YOUR GOAL →
Look at the data below and print exactly the lines from its first line through the line with "plt.rcParams['font.family'] = ['Lato', 'DejaVu"; the pictures stay out of the copy.

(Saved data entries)
# # # # #

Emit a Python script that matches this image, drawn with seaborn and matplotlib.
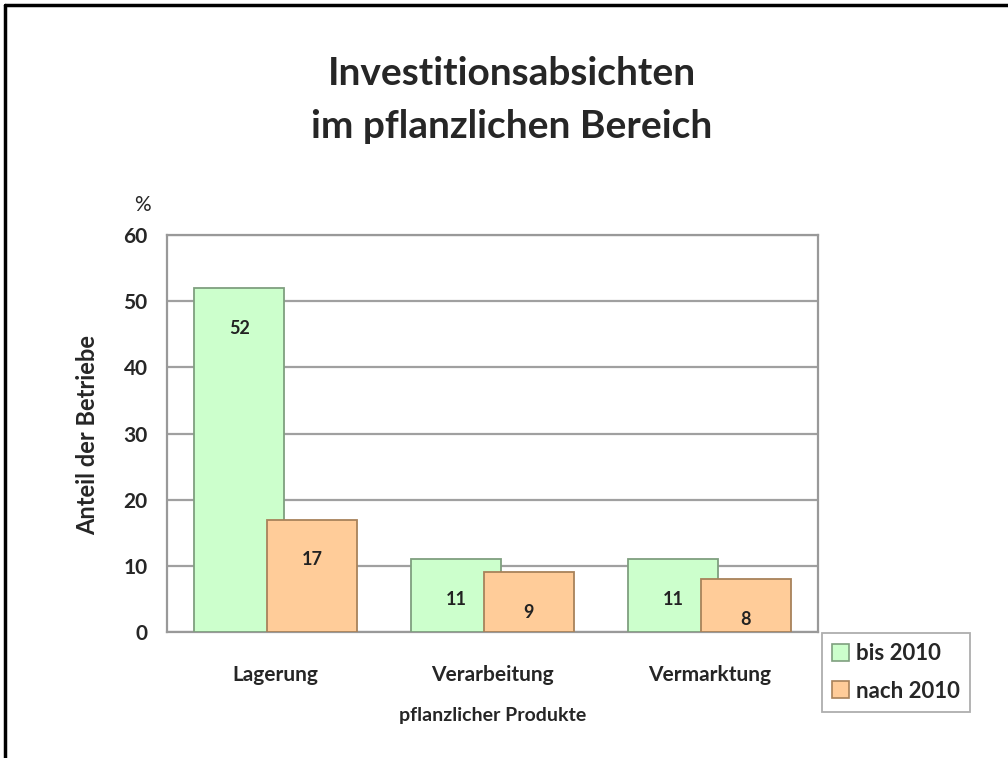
import seaborn as sns
import matplotlib.pyplot as plt
import pandas as pd
from matplotlib.lines import Line2D

# chart data
categories = ['Lagerung', 'Verarbeitung', 'Vermarktung']
series = ['bis 2010', 'nach 2010']
bis_2010 = [52, 11, 11]
nach_2010 = [17, 9, 8]
yticks = [0, 10, 20, 30, 40, 50, 60]

df = pd.DataFrame({'Bereich': categories * 2,
                   'Anteil': bis_2010 + nach_2010,
                   'Zeitraum': [series[0]] * 3 + [series[1]] * 3})

sns.set_style('white')
plt.rcParams['font.family'] = ['Lato', 'DejaVu Sans']

fig = plt.figure(figsize=(10.08, 7.58), dpi=100)
ax = fig.add_axes([0.1657, 0.1662, 0.6458, 0.5238])

sns.barplot(data=df, x='Bereich', y='Anteil', hue='Zeitraum', order=categories,
            hue_order=series, palette=['#ccffcc', '#ffcc99'], width=0.67,
            linewidth=1.3, saturation=1, ax=ax, zorder=3)

# Excel style overlapping bars
edges = ['#7f9f7f', '#a8825a']
for cont, ec in zip(ax.containers, edges):
    for p in cont:
        c = p.get_x() + p.get_width() / 2
        p.set_width(0.413)
        p.set_x(c - 0.413 / 2)
        p.set_edgecolor(ec)
    ax.bar_label(cont, padding=-35, fontsize=13, fontweight='bold', color='#222222')

ax.set_xlim(-0.5, 2.5)
ax.set_ylim(0, 60)
ax.set_yticks(yticks)
ax.set_yticklabels([str(v) for v in yticks], fontsize=15, fontweight='bold')
ax.tick_params(axis='y', direction='inout', length=12, width=1.5, color='#999999', pad=8)

ax.set_xticks([-0.5, 0.5, 1.5, 2.5])
ax.set_xticklabels([])
ax.tick_params(axis='x', which='major', direction='out', length=7, width=1.2, color='#999999')
ax.set_xticks([0, 1, 2], minor=True)
ax.set_xticklabels(categories, minor=True, fontsize=15, fontweight='bold')
ax.tick_params(axis='x', which='minor', length=0, pad=24)

ax.yaxis.grid(True, color='#a0a0a0', lw=1.6)
ax.set_axisbelow(True)
for s in ax.spines.values():
    s.set_color('#999999')
    s.set_linewidth(1.6)
    s.set_visible(True)

ax.set_ylabel('Anteil der Betriebe', fontsize=17, fontweight='bold')
ax.yaxis.set_label_coords(-0.105, 0.496)
ax.set_xlabel('pflanzlicher Produkte', fontsize=14, fontweight='bold')
ax.xaxis.set_label_coords(0.5, -0.19)

fig.text(142 / 1008, 1 - 205 / 758, '%', fontsize=15, ha='center', va='center')
fig.text(0.508, 0.868, 'Investitionsabsichten\nim pflanzlichen Bereich', ha='center',
         va='center', fontsize=28, fontweight='bold', linespacing=1.6)

leg = ax.legend(loc='upper left', bbox_to_anchor=(0.815, 0.165), bbox_transform=fig.transFigure,
                borderaxespad=0, frameon=True, fancybox=False, edgecolor='#999999',
                handlelength=0.8, handleheight=0.8, handletextpad=0.3, borderpad=0.45,
                labelspacing=0.75, prop={'size': 16, 'weight': 'bold'})
leg.get_frame().set_linewidth(1.3)
for h, ec in zip(leg.legend_handles, edges):
    h.set_edgecolor(ec)
    h.set_linewidth(1.2)

# frame lines left and top of the picture
fig.add_artist(Line2D([0.005, 0.005], [0, 0.993], transform=fig.transFigure, color='black', lw=2.5))
fig.add_artist(Line2D([0.005, 1], [0.993, 0.993], transform=fig.transFigure, color='black', lw=2.5))

fig.savefig('out.png', dpi=100)
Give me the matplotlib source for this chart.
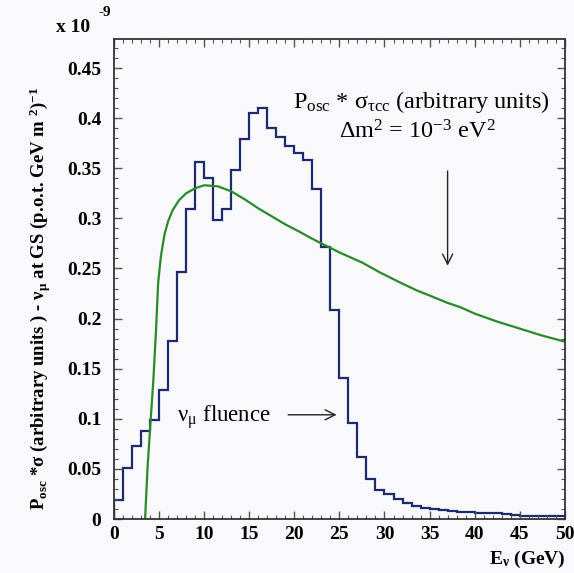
import numpy as np
import matplotlib
matplotlib.use('Agg')
import matplotlib.pyplot as plt
from matplotlib.ticker import MultipleLocator

plt.rcParams['font.family'] = ['Liberation Serif', 'DejaVu Serif']
plt.rcParams['mathtext.fontset'] = 'custom'
plt.rcParams['mathtext.rm'] = 'Liberation Serif'
plt.rcParams['mathtext.it'] = 'Liberation Serif:italic'
plt.rcParams['mathtext.bf'] = 'Liberation Serif:bold'

# nu_mu fluence histogram, 1 GeV bins from 0 to 50 (units of 1e-9)
bin_edges = list(range(0, 51))
fluence = [0.019, 0.051, 0.073, 0.088, 0.099, 0.129, 0.178, 0.246, 0.309, 0.356,
           0.340, 0.298, 0.309, 0.348, 0.379, 0.405, 0.410, 0.390, 0.381, 0.372,
           0.365, 0.358, 0.329, 0.271, 0.209, 0.141, 0.096, 0.062, 0.040, 0.029,
           0.025, 0.020, 0.016, 0.013, 0.011, 0.010, 0.009, 0.008, 0.007, 0.007,
           0.006, 0.006, 0.006, 0.005, 0.004, 0.003, 0.003, 0.003, 0.003, 0.003]

# P_osc * sigma_tau CC curve (arbitrary units)
curve_e = [3.45, 3.72, 4.06, 4.36, 4.66, 4.9, 5.2, 5.6, 6.0, 6.5, 7.2, 8.0,
           9.0, 10.0, 11.5, 13.0, 14.5, 16.0, 17.5, 19.0, 20.5, 21.7, 23.0,
           25.0, 27.5, 29.5, 31.5, 33.6, 35.0, 36.9, 38.5, 40.0, 42.5, 45.0,
           47.5, 50.0]
curve_v = [0.0, 0.051, 0.098, 0.138, 0.188, 0.236, 0.262, 0.284, 0.297, 0.308,
           0.318, 0.325, 0.330, 0.333, 0.332, 0.327, 0.319, 0.310, 0.302, 0.294,
           0.287, 0.281, 0.275, 0.266, 0.256, 0.246, 0.237, 0.228, 0.223, 0.216,
           0.211, 0.205, 0.197, 0.190, 0.183, 0.177]

fig = plt.figure(figsize=(5.74, 5.73), dpi=100, facecolor='#f9f9fb')
ax = fig.add_axes([0.1986, 0.0942, 0.7854, 0.8378])
ax.set_facecolor('#f9f9fb')

ax.stairs(fluence, bin_edges, color='#1c2a6e', lw=1.6, baseline=0)
ax.plot(curve_e, curve_v, color='#2a8a2a', lw=1.6)

ax.set_xlim(0, 50)
ax.set_ylim(0, 0.479)
ax.xaxis.set_major_locator(MultipleLocator(5))
ax.xaxis.set_minor_locator(MultipleLocator(1))
ax.yaxis.set_major_locator(MultipleLocator(0.05))
ax.yaxis.set_minor_locator(MultipleLocator(0.01))
ax.tick_params(which='both', direction='in', top=True, right=True, color='#555555')
ax.tick_params(which='major', length=6, width=1)
ax.tick_params(which='minor', length=3, width=0.8)
ax.tick_params(axis='y', pad=9, labelsize=14)
ax.tick_params(axis='x', pad=5, labelsize=14)
ax.set_yticks(np.arange(0, 0.46, 0.05))
ax.set_yticklabels(['0', '0.05', '0.1', '0.15', '0.2', '0.25', '0.3', '0.35', '0.4', '0.45'])
for lab in ax.get_xticklabels() + ax.get_yticklabels():
    lab.set_fontweight('bold')
for sp in ax.spines.values():
    sp.set_linewidth(1.3)
    sp.set_color('#333333')

ax.set_ylabel(r'$\mathbf{P_{osc}}$ *σ (arbitrary units ) - $\mathbf{ν_{μ}}$ at GS (p.o.t. GeV m $\mathbf{^{2}}$)$\mathbf{^{-1}}$',
              fontsize=13.5, fontweight='bold')
ax.yaxis.set_label_coords(-0.135, 0.46)
fig.text(0.985, 0.016, r'$\mathbf{E_{ν}}$ (GeV)', ha='right', fontsize=14, fontweight='bold')

fig.text(0.098, 0.945, 'x 10', fontsize=14, fontweight='bold')
fig.text(0.172, 0.972, '-9', fontsize=11, fontweight='bold')

ax.text(34.1, 0.416, r'P$_{\rm osc}$ * σ$_{\rm τcc}$ (arbitrary units)', ha='center', va='center', fontsize=17.5)
ax.text(33.6, 0.386, r'Δm$^{2}$ = 10$^{-3}$ eV$^{2}$', ha='center', va='center', fontsize=17.5)
ax.annotate('', xy=(37.0, 0.250), xytext=(37.0, 0.350),
            arrowprops=dict(arrowstyle='->', color='#222222', lw=1.0, mutation_scale=18))

ax.text(7.0, 0.102, r'ν$_{\rm μ}$ fluence', ha='left', va='center', fontsize=16.5)
ax.annotate('', xy=(25.0, 0.104), xytext=(19.0, 0.104),
            arrowprops=dict(arrowstyle='->', color='#222222', lw=1.0, mutation_scale=18))

fig.savefig('out.png', dpi=100, facecolor=fig.get_facecolor())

# # # # #

REPLY TO THE EXERCISE →
Emit a Python script that matches this image, drawn with seaborn and matplotlib.
import seaborn as sns
import matplotlib.pyplot as plt
import pandas as pd
from matplotlib.lines import Line2D

# chart data
categories = ['Lagerung', 'Verarbeitung', 'Vermarktung']
series = ['bis 2010', 'nach 2010']
bis_2010 = [52, 11, 11]
nach_2010 = [17, 9, 8]
yticks = [0, 10, 20, 30, 40, 50, 60]

df = pd.DataFrame({'Bereich': categories * 2,
                   'Anteil': bis_2010 + nach_2010,
                   'Zeitraum': [series[0]] * 3 + [series[1]] * 3})

sns.set_style('white')
plt.rcParams['font.family'] = ['Lato', 'DejaVu Sans']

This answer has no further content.